### Collected data:
== == ==
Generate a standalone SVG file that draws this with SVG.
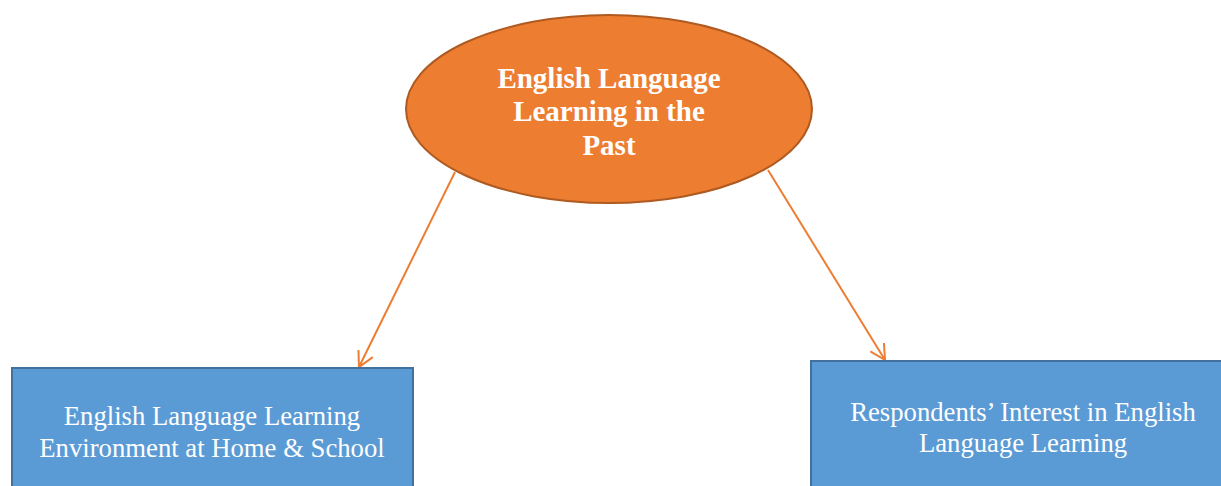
<svg xmlns="http://www.w3.org/2000/svg" width="1221" height="486" viewBox="0 0 1221 486">
<style>
.box{fill:#5b9bd5;stroke:#41719c;stroke-width:2}
.ell{fill:#ed7d31;stroke:#ae5a21;stroke-width:2}
.t{font-family:"Liberation Serif","Times New Roman",serif;fill:#fff;text-anchor:middle}
.tb{font-size:29px;font-weight:bold}
.tn{font-size:26.7px}
.conn{stroke:#ed7d31;stroke-width:2;fill:none}
</style>
<defs>
<marker id="arr" markerWidth="20" markerHeight="20" refX="16" refY="9" orient="auto" markerUnits="userSpaceOnUse">
<path d="M1,1 L16,9 L1,17" fill="none" stroke="#ed7d31" stroke-width="2"/>
</marker>
</defs>
<g id="connectors">
<line class="conn" x1="455" y1="172" x2="359" y2="367" marker-end="url(#arr)"/>
<line class="conn" x1="768" y1="170" x2="885" y2="360" marker-end="url(#arr)"/>
</g>
<g id="node-past">
<ellipse class="ell" cx="609" cy="109" rx="203" ry="94"/>
<text class="t tb" x="609" y="88">English Language</text>
<text class="t tb" x="609" y="121">Learning in the</text>
<text class="t tb" x="609" y="155">Past</text>
</g>
<g id="node-environment">
<rect class="box" x="12" y="368" width="401" height="130"/>
<text class="t tn" x="212" y="425">English Language Learning</text>
<text class="t tn" x="212" y="457">Environment at Home &amp; School</text>
</g>
<g id="node-interest">
<rect class="box" x="811" y="361" width="420" height="135"/>
<text class="t tn" x="1023" y="421">Respondents’ Interest in English</text>
<text class="t tn" x="1023" y="452">Language Learning</text>
</g>
</svg>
== == ==
The material above holds pictures; copy everything else in it exactly.

Generate a standalone SVG file that draws this with SVG.
<svg xmlns="http://www.w3.org/2000/svg" width="1221" height="486" viewBox="0 0 1221 486">
<style>
.box{fill:#5b9bd5;stroke:#41719c;stroke-width:2}
.ell{fill:#ed7d31;stroke:#ae5a21;stroke-width:2}
.t{font-family:"Liberation Serif","Times New Roman",serif;fill:#fff;text-anchor:middle}
.tb{font-size:29px;font-weight:bold}
.tn{font-size:26.7px}
.conn{stroke:#ed7d31;stroke-width:2;fill:none}
</style>
<defs>
<marker id="arr" markerWidth="20" markerHeight="20" refX="16" refY="9" orient="auto" markerUnits="userSpaceOnUse">
<path d="M1,1 L16,9 L1,17" fill="none" stroke="#ed7d31" stroke-width="2"/>
</marker>
</defs>
<g id="connectors">
<line class="conn" x1="455" y1="172" x2="359" y2="367" marker-end="url(#arr)"/>
<line class="conn" x1="768" y1="170" x2="885" y2="360" marker-end="url(#arr)"/>
</g>
<g id="node-past">
<ellipse class="ell" cx="609" cy="109" rx="203" ry="94"/>
<text class="t tb" x="609" y="88">English Language</text>
<text class="t tb" x="609" y="121">Learning in the</text>
<text class="t tb" x="609" y="155">Past</text>
</g>
<g id="node-environment">
<rect class="box" x="12" y="368" width="401" height="130"/>
<text class="t tn" x="212" y="425">English Language Learning</text>
<text class="t tn" x="212" y="457">Environment at Home &amp; School</text>
</g>
<g id="node-interest">
<rect class="box" x="811" y="361" width="420" height="135"/>
<text class="t tn" x="1023" y="421">Respondents’ Interest in English</text>
<text class="t tn" x="1023" y="452">Language Learning</text>
</g>
</svg>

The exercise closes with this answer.